Chimborazo at 6,268m is the highest peak in Ecuador and — measured from Earth’s centre — the farthest point from Earth’s core on the planet. Its Normal Route via the Whymper Route involves guided glacier travel, crevasse navigation, crampons, and sustained effort above 6,000m. This is the single most effective Cotopaxi preparation available: it introduces all of Cotopaxi’s glacier demands at higher altitude, tests acclimatisation more severely, and builds the crampon efficiency and cold-weather competence that Cotopaxi will require. A climber who has attempted Chimborazo arrives at Cotopaxi with glacier experience, high-altitude data, and genuine confidence.
With Andean acclimatisation from the lower peaks and Chimborazo’s glacier and altitude data, Cotopaxi becomes what it should be: an achievable, spectacular high-altitude glacier climb on one of the world’s most beautiful mountains. The midnight departure from the Refugio, the glacier crossing by headlamp, the steeper sections near the crater rim — all of it lands in a context of prior experience rather than first exposure.
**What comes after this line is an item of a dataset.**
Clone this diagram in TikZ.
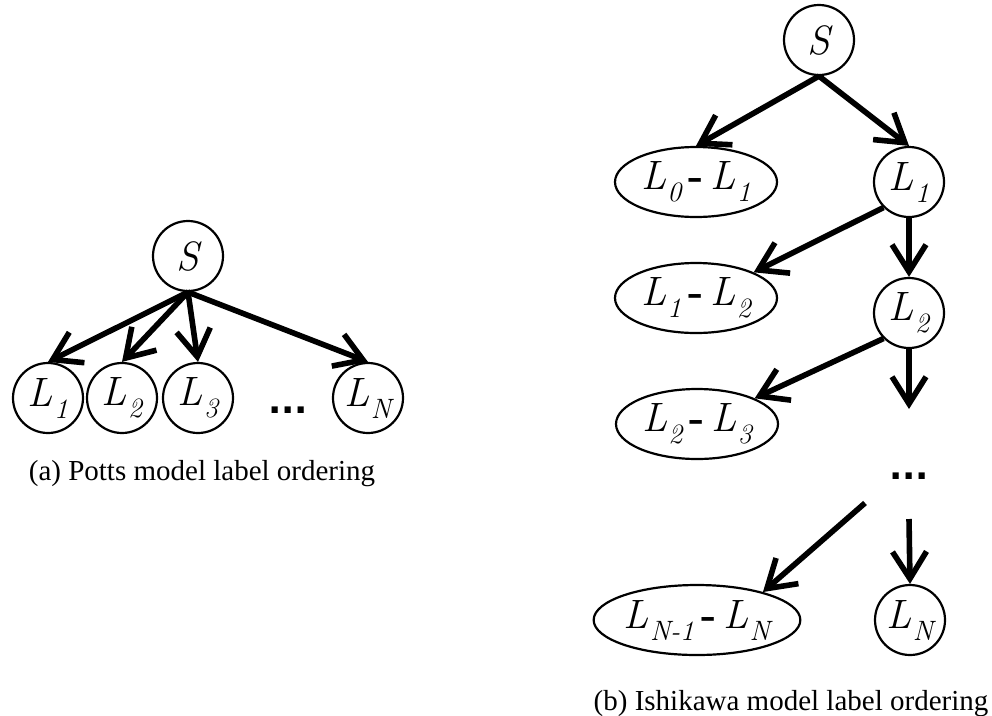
\documentclass[tikz,border=0pt]{standalone}
\usepackage{fontspec}
\newfontfamily\capfont{Liberation Serif}
\newfontfamily\dotfont{DejaVu Sans}
\usetikzlibrary{arrows.meta,shapes.geometric}

\tikzset{
  labelnode/.style={circle, draw, line width=2.2pt, minimum size=70pt, inner sep=0pt,
    font=\fontsize{41}{44}\selectfont\itshape},
  pairnode/.style={ellipse, draw, line width=2.2pt, minimum width=162pt, minimum height=70pt,
    inner sep=0pt, font=\fontsize{41}{44}\selectfont\itshape},
  edge/.style={line width=5.6pt, -{Straight Barb[length=27pt,width=34pt,line width=5.6pt]}},
  captiontext/.style={font=\capfont\fontsize{29}{32}\selectfont, anchor=base},
  gapdots/.style={font=\dotfont\bfseries\fontsize{35}{38}\selectfont, inner sep=0pt}
}
% italic L with a lowered, slightly smaller subscript
\newcommand{\lab}[1]{L\kern1pt\raisebox{-12pt}{\fontsize{28}{30}\selectfont #1}}
\newcommand{\dash}{\hspace{7pt}{\upshape\bfseries -}\hspace{7pt}}

\begin{document}
\begin{tikzpicture}[x=1pt, y=-1pt]
  \useasboundingbox (0,0) rectangle (992,715);

  % (a) Potts model: every label hangs directly off the source
  \node[labelnode] (pS) at (188,256) {S};
  \node[labelnode] (p1) at (48,398) {\lab{1}};
  \node[labelnode] (p2) at (122,398) {\lab{2}};
  \node[labelnode] (p3) at (198,398) {\lab{3}};
  \node[labelnode] (pN) at (368,398) {\lab{N}};
  \node[gapdots] (pdots) at (288,410) {...};
  \foreach \t in {p1,p2,p3,pN}
    \draw[edge] (pS.south) -- (\t.north);
  \node[captiontext] (capa) at (202,480) {(a) Potts model label ordering};

  % (b) Ishikawa model: a chain of labels with pairwise nodes
  \node[labelnode] (iS) at (819,40) {S};
  \node[pairnode] (d01) at (696,182) {\lab{0}\dash\lab{1}};
  \node[labelnode] (i1) at (909,182) {\lab{1}};
  \node[pairnode] (d12) at (696,298) {\lab{1}\dash\lab{2}};
  \node[labelnode] (i2) at (909,313) {\lab{2}};
  \node[pairnode] (d23) at (697,424) {\lab{2}\dash\lab{3}};
  \node[gapdots] (idots) at (909,476) {...};
  \node[pairnode, minimum width=188pt] (dN) at (697,620) {\lab{N-1}\dash\lab{N}};
  \node[labelnode] (iN) at (910,620) {\lab{N}};

  \coordinate (down2) at (909,409);
  \coordinate (fromdotsL) at (865,503);
  \coordinate (fromdotsR) at (909,519);

  \draw[edge] (iS.south) -- (d01.north);
  \draw[edge] (iS.south) -- (i1.north);
  \draw[edge] (i1.225) -- (d12.24);
  \draw[edge] (i1.south) -- (i2.north);
  \draw[edge] (i2.225) -- (d23.24);
  \draw[edge] (i2.south) -- (down2);
  \draw[edge] (fromdotsL) -- (dN.23);
  \draw[edge] (fromdotsR) -- (iN.north);

  \node[captiontext] (capb) at (791,710) {(b) Ishikawa model label ordering};
\end{tikzpicture}
\end{document}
Standing on the crater rim at 5,897m as the Andean sun rises over the cloud layer is the reward. This is Ecuador’s defining mountaineering objective.
Readiness Comparison
| Mountain | Glacier/Crevasse | Altitude >5,000m | Crampon Movement | Midnight Start |
|---|---|---|---|---|
| Rucu / Ilinizas Norte | None | To 5,126m | None | Not required |
| Chimborazo | Full glacier | 6,268m | All-day crampons | Standard |
| Cotopaxi | Active crevasse field | 5,897m | Technical terrain | Required |
Choosing the Right Cotopaxi Operator
The best Cotopaxi operators build structured acclimatisation into the itinerary — typically including Rucu Pichincha or similar peaks before the summit attempt. Avoid itineraries that fly into Quito and attempt Cotopaxi within 2–3 days.